Я немало поволновался, когда Лазуренко с минометом и двумя казаками ушел на первую охоту, боялся: погубит себя, казаков, миномет. Но проба оказалась более чем удачной. Охотник выследил и накрыл машину, полную гитлеровцев. Потом на такую охоту Лазуренко ходил много раз: и на Кальмиусе, и под Орлянском, и под Корсунью — и всегда удачно. Казаки любили Лазуренко.
На батарее как поветрие распространилась мода меняться вещами: часами, портсигарами, кисетами, мундштуками.
— Махнем не глядя?
— Махнем.
На этом «маханье» хитрюги надували людей простодушных и доверчивых. Попался на удочку и Лазуренко, однажды «промахнув» именные часы на луковицу, обыкновенную огородную, с цепочкой.
Голь на выдумки хитра, как гласит русская пословица. До чего только не додумается русский мужик. Изобретательству его, наверное, нет предела. Вспоминается находчивость сержанта, водителя легковой автомашины, в бою на крымском фронте. Когда я лежал, полуголый, на косе Чушка, после переправы через Керченский пролив, то с удивлением смотрел, как к берегу по воде пролива подошла легковая автомашина, поднимавшая столб брызг крутящимися задними колесами, гнавшими машину вперед. В пришвартовавшейся к берегу машине сидело два человека — водитель-сержант и справа от него полковник. Полковник открыл ветровое стекло и попросил столпившихся около этого чуда солдат вытащить их из воды. Его просьба была выполнена солдатами с удовольствием, автомашина была мигом вынесена на берег. Из машины вышли пассажиры, а потом водитель отвязал из-под передка пустую бочку и две из-под заднего моста и снова попросил солдат помочь ему снять машину с этих поплавков, а затем они оба сели в машину и уехали в сторону Темрюка.

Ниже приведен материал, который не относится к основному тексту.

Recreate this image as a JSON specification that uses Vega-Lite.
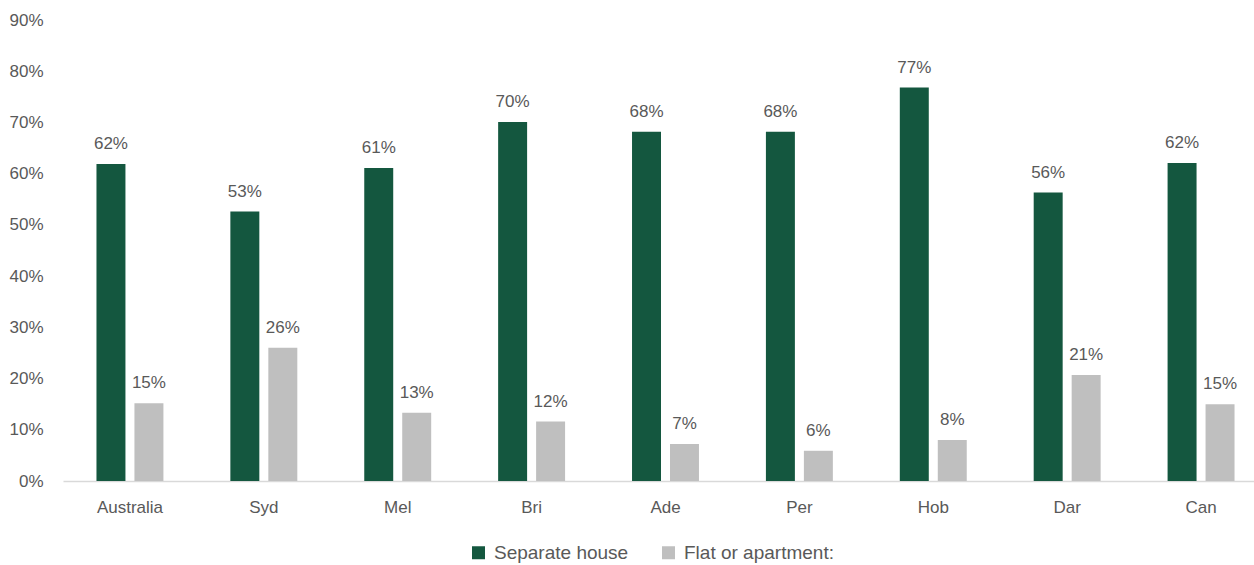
{
  "$schema": "https://vega.github.io/schema/vega-lite/v6.json",
  "width": 1191,
  "height": 461,
  "autosize": {"type": "none"},
  "padding": {"left": 63, "top": 20, "right": 0, "bottom": 84},
  "background": "white",
  "config": {
    "font": "Liberation Sans",
    "view": {"stroke": null}
  },
  "data": {
    "values": [
      {"city": "Australia", "type": "Separate house", "share": 0.619},
      {"city": "Australia", "type": "Flat or apartment:", "share": 0.152},
      {"city": "Syd", "type": "Separate house", "share": 0.526},
      {"city": "Syd", "type": "Flat or apartment:", "share": 0.26},
      {"city": "Mel", "type": "Separate house", "share": 0.611},
      {"city": "Mel", "type": "Flat or apartment:", "share": 0.133},
      {"city": "Bri", "type": "Separate house", "share": 0.701},
      {"city": "Bri", "type": "Flat or apartment:", "share": 0.116},
      {"city": "Ade", "type": "Separate house", "share": 0.682},
      {"city": "Ade", "type": "Flat or apartment:", "share": 0.072},
      {"city": "Per", "type": "Separate house", "share": 0.682},
      {"city": "Per", "type": "Flat or apartment:", "share": 0.059},
      {"city": "Hob", "type": "Separate house", "share": 0.768},
      {"city": "Hob", "type": "Flat or apartment:", "share": 0.08},
      {"city": "Dar", "type": "Separate house", "share": 0.563},
      {"city": "Dar", "type": "Flat or apartment:", "share": 0.207},
      {"city": "Can", "type": "Separate house", "share": 0.621},
      {"city": "Can", "type": "Flat or apartment:", "share": 0.15}
    ]
  },
  "encoding": {
    "x": {
      "field": "city",
      "type": "nominal",
      "sort": null,
      "scale": {"range": [0, 1205], "paddingInner": 0.5, "paddingOuter": 0.25},
      "axis": {
        "title": null,
        "labelAngle": 0,
        "labelFontSize": 17,
        "labelColor": "#595959",
        "labelPadding": 18,
        "ticks": false,
        "domainColor": "#D9D9D9",
        "domainWidth": 1.5,
        "grid": false
      }
    },
    "xOffset": {
      "field": "type",
      "type": "nominal",
      "sort": ["Separate house", "Flat or apartment:"],
      "scale": {"paddingInner": 0.237, "paddingOuter": 0}
    },
    "y": {
      "field": "share",
      "type": "quantitative",
      "scale": {"domain": [0, 0.9]},
      "axis": {
        "title": null,
        "values": [0, 0.1, 0.2, 0.3, 0.4, 0.5, 0.6, 0.7, 0.8, 0.9],
        "format": ".0%",
        "labelFontSize": 17,
        "labelColor": "#595959",
        "labelPadding": 20,
        "ticks": false,
        "domain": false,
        "grid": false
      }
    }
  },
  "layer": [
    {
      "mark": {"type": "bar"},
      "encoding": {
        "color": {
          "field": "type",
          "type": "nominal",
          "scale": {"domain": ["Separate house", "Flat or apartment:"], "range": ["#14573F", "#BFBFBF"]},
          "legend": {
            "title": null,
            "orient": "none",
            "legendX": 406,
            "legendY": 523,
            "direction": "horizontal",
            "symbolType": "square",
            "symbolSize": 169,
            "symbolStrokeWidth": 0,
            "labelFontSize": 19,
            "labelLimit": 0,
            "labelColor": "#595959",
            "columnPadding": 30,
            "labelOffset": 6
          }
        }
      }
    },
    {
      "mark": {"type": "text", "baseline": "bottom", "dy": -11, "fontSize": 17, "color": "#595959"},
      "encoding": {
        "text": {"field": "share", "type": "quantitative", "format": ".0%"}
      }
    }
  ]
}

Сержанты, сержанты! Рассказываю сейчас вот о них, и, как видение, все они стоят перед глазами — Алексей Рыбалкин, Павел Марченко, Сергей Пахоруков, Николай Ежов, Иван Литвин, Василий Поляков, Николай Малый, Никифор Комаров, Иван Лазуренко и многие, многие другие. За годы войны немало их прошло через батарею. Одни по ранению убывали в госпитали и не возвращались, других хоронили в братских могилах, с третьими продолжали рядом шагать по новым дорогам, прорываться в новые рейды. Умелые и стойкие воины, учителя и воспитатели, они всегда были крепкой опорой командиров взводов, батарей и эскадронов, и от них, прежде всего от них, зависела наша боеспособность. Надежные люди!
Мы готовились к штурму Волновахи. Город этот — важный железнодорожный и шоссейный узел, и немецко-фашистское командование превратило его в сильный опорный пункт. Штурмовать его будет наша 11-я гвардейская казачья дивизия, усиленная артиллерией и танками. Создан головной отряд. В нем — по эскадрону из каждого полка, батарея противотанковых пушек, минометная и рота танков.
В ночь на 10 сентября все казачьи полки дивизии подошли к юго-восточной и южной окраинам города и затаились. В городе действовала лишь разведка. На рассвете внезапным ударом на юго-восточную окраину ворвался головной отряд и эскадроны братского 39-го полка. Смяв оборону немцев, казаки начали продвигаться в глубь города. Вступили в бой эскадроны 41-го полка и нашего 37-го. Потом подошли танкисты. Гитлеровцы дрогнули и начали отходить на запад. К полудню город был полностью в наших руках. Казакам стало известно, что у врага захвачены очень большие трофеи.
Многие казаки-гвардейцы отличились в этом бою. Среди отличившихся снова был первый, сапуновский, эскадрон. Выйдя из боя в городе и обойдя его, Сапунов повел своих конников на перекрытие дороги отступающему противнику. Эскадрону удалось это сделать. Более того, в пяти-шести километрах от города он захватил хутор Карловку, оседлав дорогу, ведущую на Запорожье. Казаки здесь быстро заняли круговую оборону. Ни в штабе полка, ни в штабе дивизии сразу даже не поверили в сапуновское донесение о захвате хутора.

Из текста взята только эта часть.